[Start SUPPLIED INFORMATION]
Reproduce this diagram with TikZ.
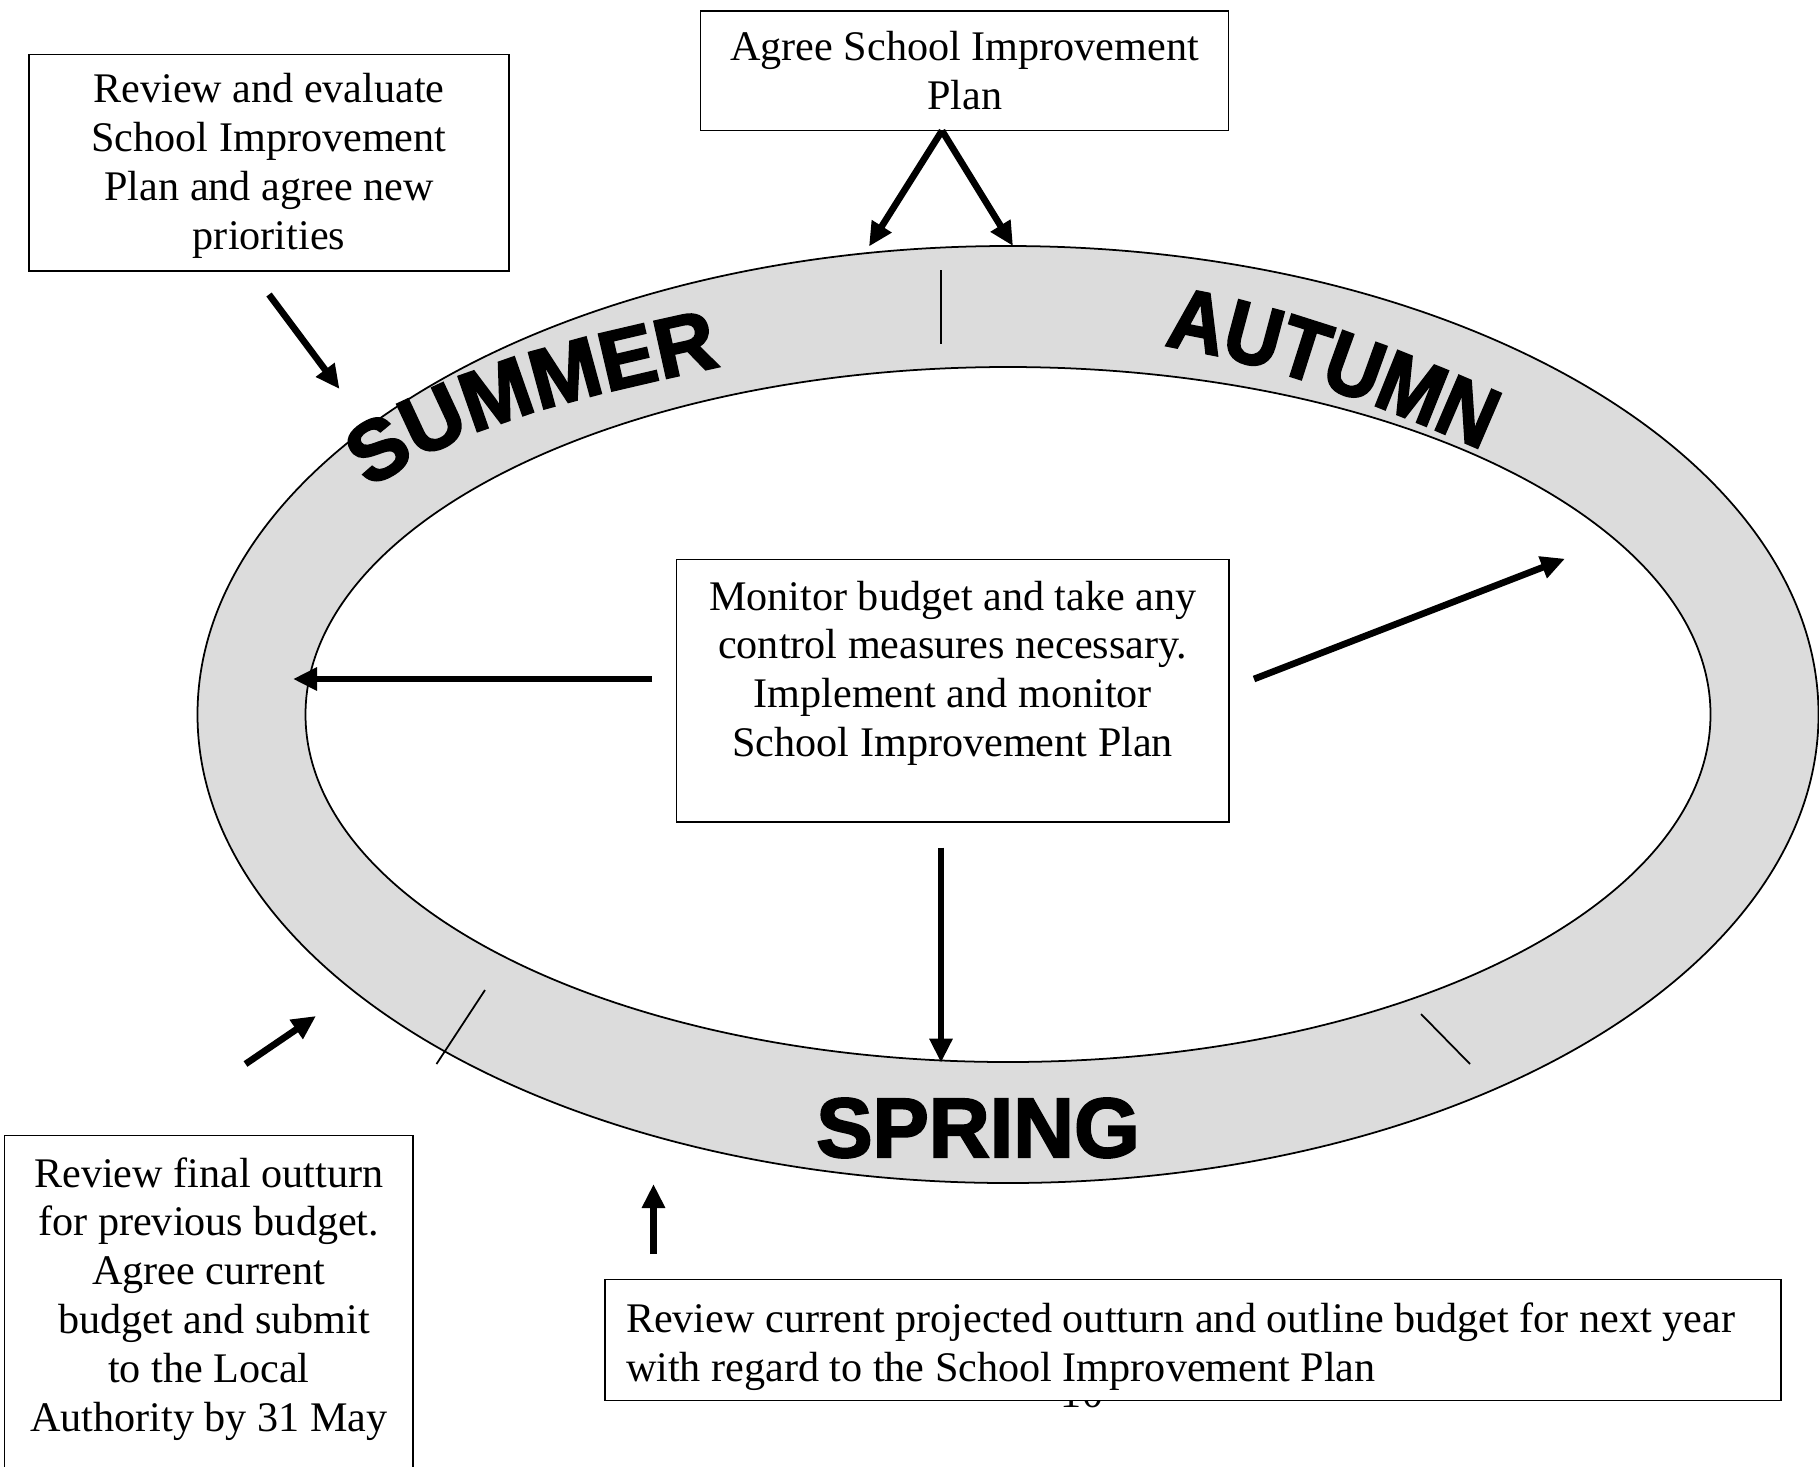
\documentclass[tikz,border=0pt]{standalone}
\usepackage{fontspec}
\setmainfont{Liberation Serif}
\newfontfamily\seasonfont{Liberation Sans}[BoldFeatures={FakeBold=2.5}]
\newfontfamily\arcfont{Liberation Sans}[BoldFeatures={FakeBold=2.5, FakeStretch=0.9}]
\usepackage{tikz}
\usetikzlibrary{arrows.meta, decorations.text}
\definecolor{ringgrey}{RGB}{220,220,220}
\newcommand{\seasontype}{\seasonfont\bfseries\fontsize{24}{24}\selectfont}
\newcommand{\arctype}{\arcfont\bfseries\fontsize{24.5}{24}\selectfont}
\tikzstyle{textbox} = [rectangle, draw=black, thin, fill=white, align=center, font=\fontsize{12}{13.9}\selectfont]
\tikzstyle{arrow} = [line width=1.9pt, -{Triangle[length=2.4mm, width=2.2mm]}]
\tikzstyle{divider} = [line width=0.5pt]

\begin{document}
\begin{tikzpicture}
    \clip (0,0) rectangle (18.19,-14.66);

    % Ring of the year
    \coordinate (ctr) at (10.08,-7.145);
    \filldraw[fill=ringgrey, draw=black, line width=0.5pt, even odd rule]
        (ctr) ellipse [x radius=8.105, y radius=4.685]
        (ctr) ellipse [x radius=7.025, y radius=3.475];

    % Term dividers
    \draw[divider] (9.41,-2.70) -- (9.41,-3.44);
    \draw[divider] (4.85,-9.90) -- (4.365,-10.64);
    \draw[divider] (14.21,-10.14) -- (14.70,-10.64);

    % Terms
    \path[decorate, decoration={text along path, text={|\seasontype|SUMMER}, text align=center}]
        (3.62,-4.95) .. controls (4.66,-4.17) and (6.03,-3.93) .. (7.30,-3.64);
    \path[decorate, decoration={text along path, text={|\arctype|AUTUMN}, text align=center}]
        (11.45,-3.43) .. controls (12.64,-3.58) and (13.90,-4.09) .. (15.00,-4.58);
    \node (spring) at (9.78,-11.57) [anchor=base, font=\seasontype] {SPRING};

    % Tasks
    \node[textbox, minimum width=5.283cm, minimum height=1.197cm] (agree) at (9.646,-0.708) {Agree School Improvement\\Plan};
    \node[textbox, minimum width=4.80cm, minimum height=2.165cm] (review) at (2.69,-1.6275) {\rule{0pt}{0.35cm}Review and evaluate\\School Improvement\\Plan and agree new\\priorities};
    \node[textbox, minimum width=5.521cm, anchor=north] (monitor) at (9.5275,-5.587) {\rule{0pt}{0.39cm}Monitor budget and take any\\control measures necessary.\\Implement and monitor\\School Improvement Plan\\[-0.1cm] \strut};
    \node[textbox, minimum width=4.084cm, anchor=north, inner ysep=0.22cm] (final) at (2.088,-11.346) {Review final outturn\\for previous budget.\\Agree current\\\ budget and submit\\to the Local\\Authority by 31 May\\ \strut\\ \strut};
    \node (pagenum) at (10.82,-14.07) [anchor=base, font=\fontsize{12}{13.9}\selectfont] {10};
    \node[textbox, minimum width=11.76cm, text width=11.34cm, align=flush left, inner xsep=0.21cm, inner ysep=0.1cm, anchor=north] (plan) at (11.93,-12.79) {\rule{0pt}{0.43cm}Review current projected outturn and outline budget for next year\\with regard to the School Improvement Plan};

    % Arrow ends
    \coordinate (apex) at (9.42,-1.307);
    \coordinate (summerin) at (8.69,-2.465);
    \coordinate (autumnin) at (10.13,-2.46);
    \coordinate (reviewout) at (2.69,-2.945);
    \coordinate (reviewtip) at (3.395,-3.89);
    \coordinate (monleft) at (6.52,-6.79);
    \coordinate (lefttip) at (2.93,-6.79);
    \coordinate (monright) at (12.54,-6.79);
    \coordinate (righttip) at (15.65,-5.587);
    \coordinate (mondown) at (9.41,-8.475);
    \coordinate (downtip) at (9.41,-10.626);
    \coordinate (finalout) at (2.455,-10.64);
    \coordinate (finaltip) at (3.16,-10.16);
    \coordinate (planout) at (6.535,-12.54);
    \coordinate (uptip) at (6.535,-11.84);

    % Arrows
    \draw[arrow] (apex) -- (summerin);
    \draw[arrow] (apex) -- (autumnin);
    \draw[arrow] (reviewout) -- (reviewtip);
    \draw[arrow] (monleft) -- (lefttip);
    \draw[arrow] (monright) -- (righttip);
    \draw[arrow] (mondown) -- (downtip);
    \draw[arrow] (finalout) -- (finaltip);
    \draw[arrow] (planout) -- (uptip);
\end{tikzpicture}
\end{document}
[End SUPPLIED INFORMATION]
__TASK DETAILS__:
Repeat the material verbatim. Do not carry over any picture.

__ANSWER BELOW__:
Reproduce this diagram with TikZ.
\documentclass[tikz,border=0pt]{standalone}
\usepackage{fontspec}
\setmainfont{Liberation Serif}
\newfontfamily\seasonfont{Liberation Sans}[BoldFeatures={FakeBold=2.5}]
\newfontfamily\arcfont{Liberation Sans}[BoldFeatures={FakeBold=2.5, FakeStretch=0.9}]
\usepackage{tikz}
\usetikzlibrary{arrows.meta, decorations.text}
\definecolor{ringgrey}{RGB}{220,220,220}
\newcommand{\seasontype}{\seasonfont\bfseries\fontsize{24}{24}\selectfont}
\newcommand{\arctype}{\arcfont\bfseries\fontsize{24.5}{24}\selectfont}
\tikzstyle{textbox} = [rectangle, draw=black, thin, fill=white, align=center, font=\fontsize{12}{13.9}\selectfont]
\tikzstyle{arrow} = [line width=1.9pt, -{Triangle[length=2.4mm, width=2.2mm]}]
\tikzstyle{divider} = [line width=0.5pt]

\begin{document}
\begin{tikzpicture}
    \clip (0,0) rectangle (18.19,-14.66);

    % Ring of the year
    \coordinate (ctr) at (10.08,-7.145);
    \filldraw[fill=ringgrey, draw=black, line width=0.5pt, even odd rule]
        (ctr) ellipse [x radius=8.105, y radius=4.685]
        (ctr) ellipse [x radius=7.025, y radius=3.475];

    % Term dividers
    \draw[divider] (9.41,-2.70) -- (9.41,-3.44);
    \draw[divider] (4.85,-9.90) -- (4.365,-10.64);
    \draw[divider] (14.21,-10.14) -- (14.70,-10.64);

    % Terms
    \path[decorate, decoration={text along path, text={|\seasontype|SUMMER}, text align=center}]
        (3.62,-4.95) .. controls (4.66,-4.17) and (6.03,-3.93) .. (7.30,-3.64);
    \path[decorate, decoration={text along path, text={|\arctype|AUTUMN}, text align=center}]
        (11.45,-3.43) .. controls (12.64,-3.58) and (13.90,-4.09) .. (15.00,-4.58);
    \node (spring) at (9.78,-11.57) [anchor=base, font=\seasontype] {SPRING};

    % Tasks
    \node[textbox, minimum width=5.283cm, minimum height=1.197cm] (agree) at (9.646,-0.708) {Agree School Improvement\\Plan};
    \node[textbox, minimum width=4.80cm, minimum height=2.165cm] (review) at (2.69,-1.6275) {\rule{0pt}{0.35cm}Review and evaluate\\School Improvement\\Plan and agree new\\priorities};
    \node[textbox, minimum width=5.521cm, anchor=north] (monitor) at (9.5275,-5.587) {\rule{0pt}{0.39cm}Monitor budget and take any\\control measures necessary.\\Implement and monitor\\School Improvement Plan\\[-0.1cm] \strut};
    \node[textbox, minimum width=4.084cm, anchor=north, inner ysep=0.22cm] (final) at (2.088,-11.346) {Review final outturn\\for previous budget.\\Agree current\\\ budget and submit\\to the Local\\Authority by 31 May\\ \strut\\ \strut};
    \node (pagenum) at (10.82,-14.07) [anchor=base, font=\fontsize{12}{13.9}\selectfont] {10};
    \node[textbox, minimum width=11.76cm, text width=11.34cm, align=flush left, inner xsep=0.21cm, inner ysep=0.1cm, anchor=north] (plan) at (11.93,-12.79) {\rule{0pt}{0.43cm}Review current projected outturn and outline budget for next year\\with regard to the School Improvement Plan};

    % Arrow ends
    \coordinate (apex) at (9.42,-1.307);
    \coordinate (summerin) at (8.69,-2.465);
    \coordinate (autumnin) at (10.13,-2.46);
    \coordinate (reviewout) at (2.69,-2.945);
    \coordinate (reviewtip) at (3.395,-3.89);
    \coordinate (monleft) at (6.52,-6.79);
    \coordinate (lefttip) at (2.93,-6.79);
    \coordinate (monright) at (12.54,-6.79);
    \coordinate (righttip) at (15.65,-5.587);
    \coordinate (mondown) at (9.41,-8.475);
    \coordinate (downtip) at (9.41,-10.626);
    \coordinate (finalout) at (2.455,-10.64);
    \coordinate (finaltip) at (3.16,-10.16);
    \coordinate (planout) at (6.535,-12.54);
    \coordinate (uptip) at (6.535,-11.84);

    % Arrows
    \draw[arrow] (apex) -- (summerin);
    \draw[arrow] (apex) -- (autumnin);
    \draw[arrow] (reviewout) -- (reviewtip);
    \draw[arrow] (monleft) -- (lefttip);
    \draw[arrow] (monright) -- (righttip);
    \draw[arrow] (mondown) -- (downtip);
    \draw[arrow] (finalout) -- (finaltip);
    \draw[arrow] (planout) -- (uptip);
\end{tikzpicture}
\end{document}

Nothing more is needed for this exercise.